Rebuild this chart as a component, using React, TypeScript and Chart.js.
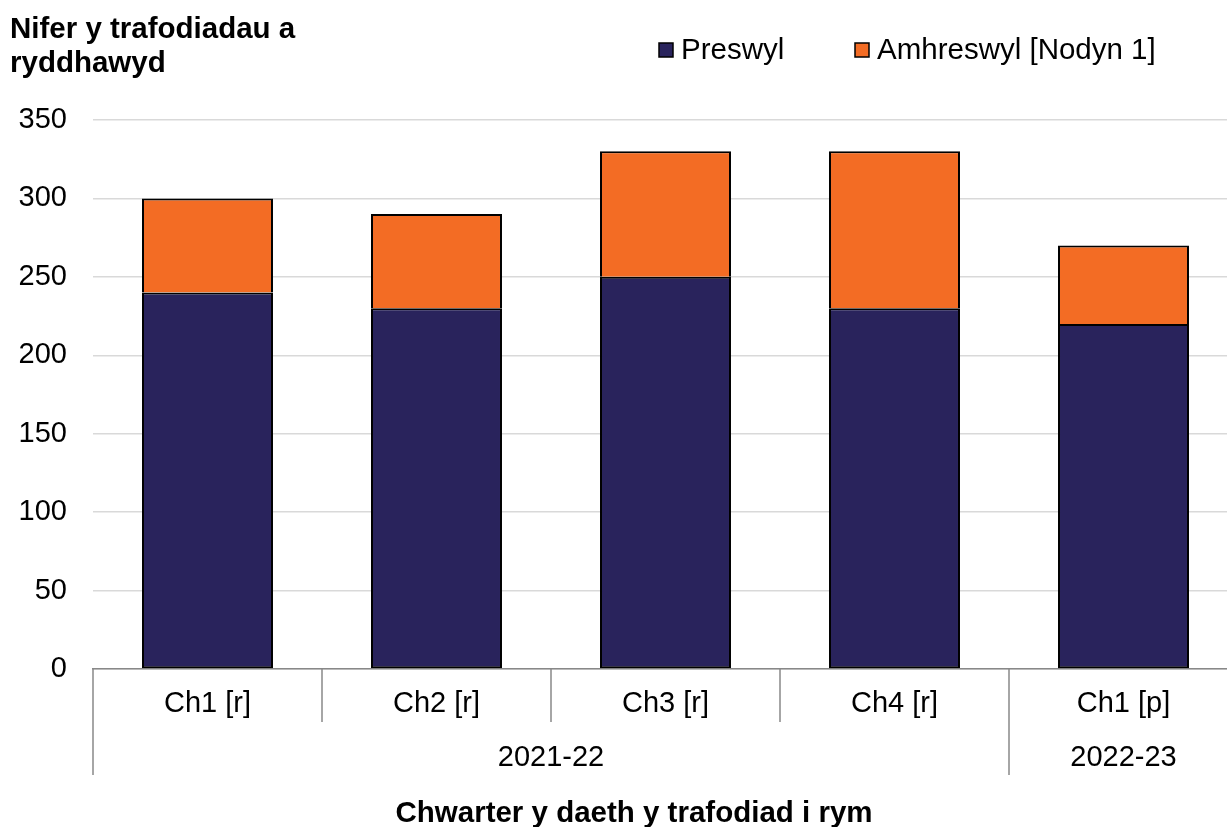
import React, { useEffect, useRef } from "react";
import { Chart, registerables } from "chart.js";

Chart.register(...registerables);

const categories = ["Ch1 [r]", "Ch2 [r]", "Ch3 [r]", "Ch4 [r]", "Ch1 [p]"];
const categoryGroups = ["2021-22", "2021-22", "2021-22", "2021-22", "2022-23"];
const preswylValues = [240, 230, 250, 230, 220];
const amhreswylValues = [60, 60, 80, 100, 50];
const seriesNames = ["Preswyl", "Amhreswyl [Nodyn 1]"];
const titleLines = ["Nifer y trafodiadau a", "ryddhawyd"];
const xAxisTitle = "Chwarter y daeth y trafodiad i rym";

const NAVY = "#29235c";
const ORANGE = "#f36c24";
const FONT = "'Liberation Sans', Arial, sans-serif";

const decorPlugin = {
  id: "decor",
  afterDraw(chart: any) {
    const ctx = chart.ctx;
    const area = chart.chartArea;
    const xs = chart.scales.x;
    ctx.save();
    // title
    ctx.fillStyle = "#000";
    ctx.font = `bold 29.5px ${FONT}`;
    ctx.textAlign = "left";
    ctx.textBaseline = "alphabetic";
    ctx.fillText(titleLines[0], 10, 38);
    ctx.fillText(titleLines[1], 10, 72);

    // legend
    const legendX = [659, 855];
    ctx.font = `29.5px ${FONT}`;
    ctx.textBaseline = "middle";
    chart.data.datasets.forEach((ds: any, i: number) => {
      const x = legendX[i];
      ctx.fillStyle = ds.backgroundColor;
      ctx.fillRect(x, 43, 14, 14);
      ctx.strokeStyle = "#000";
      ctx.lineWidth = 1.5;
      ctx.strokeRect(x, 43, 14, 14);
      ctx.fillStyle = "#000";
      ctx.fillText(ds.label, x + 22, 51);
    });

    // category separators and group labels
    const n = categories.length;
    const boundaries: number[] = [];
    for (let i = 0; i <= n; i++) {
      if (i === 0) boundaries.push(area.left);
      else if (i === n) boundaries.push(area.right);
      else boundaries.push((xs.getPixelForValue(i - 1) + xs.getPixelForValue(i)) / 2);
    }
    ctx.strokeStyle = "#888888";
    ctx.lineWidth = 1.5;
    for (let i = 0; i <= n; i++) {
      const long = i === 0 || i === n || categoryGroups[i] !== categoryGroups[i - 1];
      ctx.beginPath();
      ctx.moveTo(boundaries[i], area.bottom);
      ctx.lineTo(boundaries[i], area.bottom + (long ? 106 : 53));
      ctx.stroke();
    }
    ctx.fillStyle = "#000";
    ctx.font = `29px ${FONT}`;
    ctx.textAlign = "center";
    ctx.textBaseline = "middle";
    let start = 0;
    for (let i = 1; i <= n; i++) {
      if (i === n || categoryGroups[i] !== categoryGroups[start]) {
        const cx = (boundaries[start] + boundaries[i]) / 2;
        ctx.fillText(categoryGroups[start], cx, area.bottom + 89);
        start = i;
      }
    }
    // x axis title
    ctx.font = `bold 29.5px ${FONT}`;
    ctx.textBaseline = "alphabetic";
    ctx.fillText(xAxisTitle, 634, 822);
    ctx.restore();
  },
};

export default function App() {
  const ref = useRef<HTMLCanvasElement | null>(null);
  useEffect(() => {
    document.body.style.margin = "0";
    const canvas = ref.current!;
    const chart = new Chart(canvas, {
      type: "bar",
      data: {
        labels: categories,
        datasets: [
          {
            label: seriesNames[0],
            data: preswylValues,
            backgroundColor: NAVY,
            borderColor: "#000",
            borderWidth: 2,
            borderSkipped: false,
            categoryPercentage: 1,
            barPercentage: 0.572,
          },
          {
            label: seriesNames[1],
            data: amhreswylValues,
            backgroundColor: ORANGE,
            borderColor: "#000",
            borderWidth: 2,
            borderSkipped: "start",
            categoryPercentage: 1,
            barPercentage: 0.572,
          },
        ],
      },
      options: {
        responsive: false,
        animation: false,
        devicePixelRatio: 1,
        layout: { padding: { top: 120, right: 2, left: 0, bottom: 0 } },
        plugins: {
          legend: { display: false },
          title: { display: false },
          tooltip: { enabled: false },
        },
        scales: {
          x: {
            stacked: true,
            grid: { display: false, drawTicks: false },
            border: { display: true, color: "#888888", width: 1.5 },
            ticks: {
              color: "#000",
              font: { family: FONT, size: 29 },
              padding: 18,
              maxRotation: 0,
              autoSkip: false,
            },
            afterFit: (s: any) => {
              s.height = 158;
            },
          },
          y: {
            stacked: true,
            min: 0,
            max: 350,
            grid: { color: "#d9d9d9", lineWidth: 1.5, drawTicks: false },
            border: { display: false },
            ticks: {
              stepSize: 50,
              color: "#000",
              font: { family: FONT, size: 29 },
              padding: 26,
            },
            afterFit: (s: any) => {
              s.width = 93;
            },
          },
        },
      },
      plugins: [decorPlugin],
    });
    return () => chart.destroy();
  }, []);
  return (
    <div style={{ width: 1227, height: 827, overflow: "hidden", position: "relative" }}>
      <canvas ref={ref} width={1240} height={827} style={{ display: "block" }} />
    </div>
  );
}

**What to work on**
Transcribe the opening line of the listing above, please, and every line after it through the line with "Chart.register(...registerables);", word for word, without pictures.

**In response**
Rebuild this chart as a component, using React, TypeScript and Chart.js.
import React, { useEffect, useRef } from "react";
import { Chart, registerables } from "chart.js";

Chart.register(...registerables);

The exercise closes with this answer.